Requiem en raie plein coeur pour Steve Irwin
par LM
mercredi 6 septembre 2006
L’Australie pleure son casse-cou préféré : Steve Irwin, amadoueur de toutes les faunes, s’est fait planter par une raie, comme une vulgaire daurade. Une fin en queue de poisson.
Il y a des morts, comme ça, qui vous laissent pantois. De ces êtres qu’on n’imaginait même pas mourir un jour, et dont on n’imaginait pas une seconde dresser l’éloge funèbre. Steve Irwin était de ceux-là. Né en 1962, cet Australien, surnommé crocodile hunter, était le héros de quelques reportages animaliers pas piqués des vers. En effet, là où d’habitude le commun des mortels prête sa voix off aux gesticulations des fauves, aux ondulations des serpents ou aux rires de la hyène, Steve Irwin, lui, affrontait les bêtes sur leur propre terrain, sans (filer) filets. Il se jetait, littéralement, dans la gueule du loup. De tous les loups. A dents, à plumes, à poils, à écailles, de tous les loups, les plus féroces de préférence. Il fallait le voir embrasser un varan, rouler des pelles à un crocodile ou exciter un serpent agressif et mortel, titiller une araignée velue (et mortelle), le tout en nous expliquant que ladite bestiole, là, commençait à s’énerver et qu’il avait peut-être intérêt à déguerpir vite fait.

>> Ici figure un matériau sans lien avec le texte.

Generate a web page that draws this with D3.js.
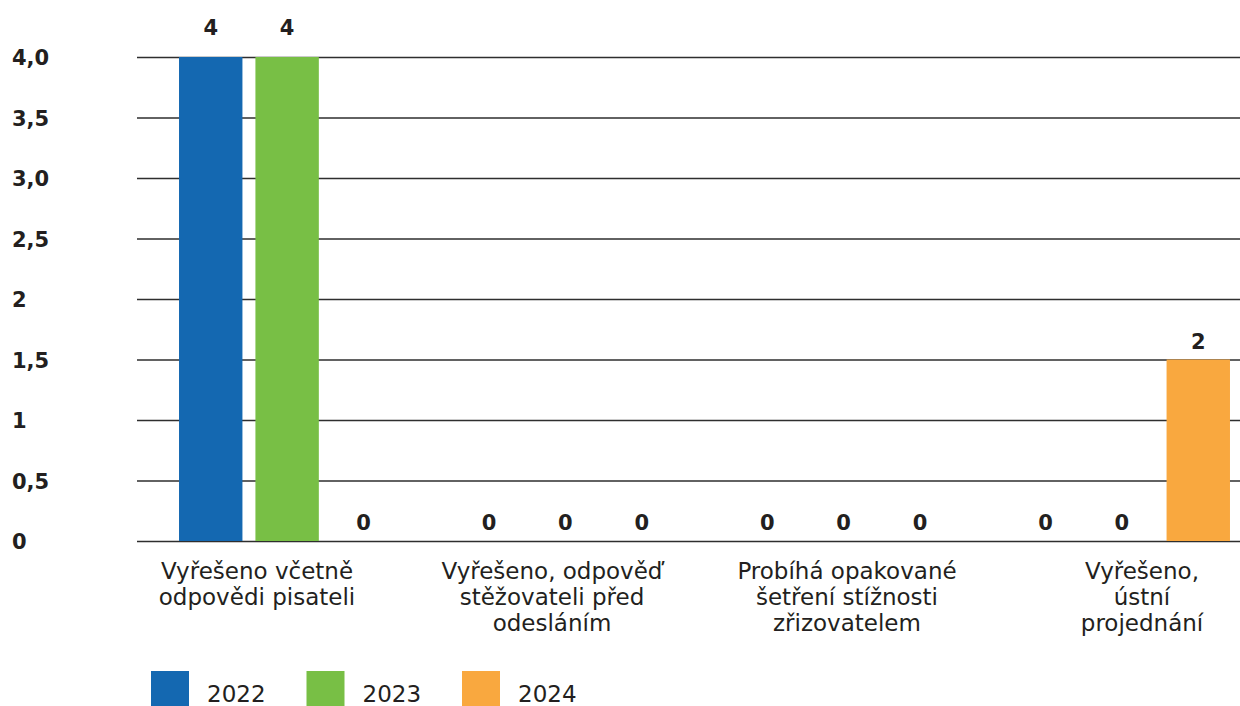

Irwin ne faisait pas dans la bravoure, mais dans l’amusement. Il prenait visiblement plaisir à affronter les monstres, à mettre sa vie en jeu, à se faire peur devant les caméras. Il était, comme certaines de ses « proies » d’ailleurs, très identifiable à ses gloussements exagérés, ses « houps ! » mi-amusés, mi-affolés, son accent de là-bas, et ses bermudas tous crottés à force d’user le sol, la terre rouge, ou ocre, ou le sablesable de ces contrées qu’on dit hostiles.
Irwin était tombé dans la potion animalière tout petit, fréquentant les crocodiles dans un parc animalier (Queensland reptile and fauna, merci Wikipedia) dès l’âge de neuf ans. Ses parents étaient à l’origine de sa passion. Cet allumé généreux et limite inconscient avait un bébé, qu’il avait exhibé un jour sur une photo célèbre et polémique, le tenant à bout de bras tout en nourrissant un crocodile peu amical. Ce n’était pas un demi-sel que cet Australien-là, plutôt du genre casse-(couille) cou, plutôt du genre à regarder les fauves dans le blanc des yeux, juste à la limite de ce qui est faisable, juste à la limite de ce que l’homme peut oser. Il avait connu la gloire mondiale en apparaissant dans le show de Jay Leno, aux USA, autre contrée de grands fauves s’il en est.
Le 4 septembre, Irwin a trouvé son maître, est mort le cœur transpercé par le dard d’une raie pastenague ! Ca ne s’invente pas ! Se sentant menacée par l’olibrius, la raie a planté son dard dans la poitrine australienne, en plein cœur, et l’équipe de tournage, qui a filmé la scène, n’a pas eu le temps d’intervenir. Irwin est mort comme il avait vécu, un peu n’importe comment, pas entre la poire et le fromage, les dents sur la table de nuit et les cheveux sur la coiffeuse, mais à quelques mètres de profondeur, piégé par un poisson plat comme une limande, enfin comme une raie, qui l’a cloué au sol, définitivement.
L’Australie parle aujourd’hui de funérailles nationales, et des dizaines de « fans » sont déjà venus porter des fleurs, des messages de sympathie, quelques offrandes, aux portes du Parc d’Irwin. Leur Lady Di à eux, mieux mort quand même que la presque reine broyée dans une berline conduite par un chauffeur bourré. Irwin ne s’est pas éteint comme « une bougie dans le vent », et Elton John n’aura pas besoin de sortir son piano, non, il est mort comme un alligator claque sa mâchoire, d’un coup d’un seul, à la sauvage, loin des civilités, sans mesquinerie, comme on éventre les baleines. La plus belle fin possible pour ce trompe-la-mort hors norme, sorte de Maïté du monde sauvage, capable de passer vingt minutes entouré de bestioles quasi préhistoriques qui n’avaient comme seule occupation que bouffer et dormir et qui devaient dans leurs petites têtes de férocité se demander ce que ce drôle d’humain pouvait bien avoir à gesticuler ainsi sous leur nez, à portée de mâchoires.
Steve Irwin est mort, éperonné par un animal plus effrayé que lui. Il y a dans sa disparition une sauvagerie qui l’honore. Une bestialité qui lui va comme un gant, l’animal.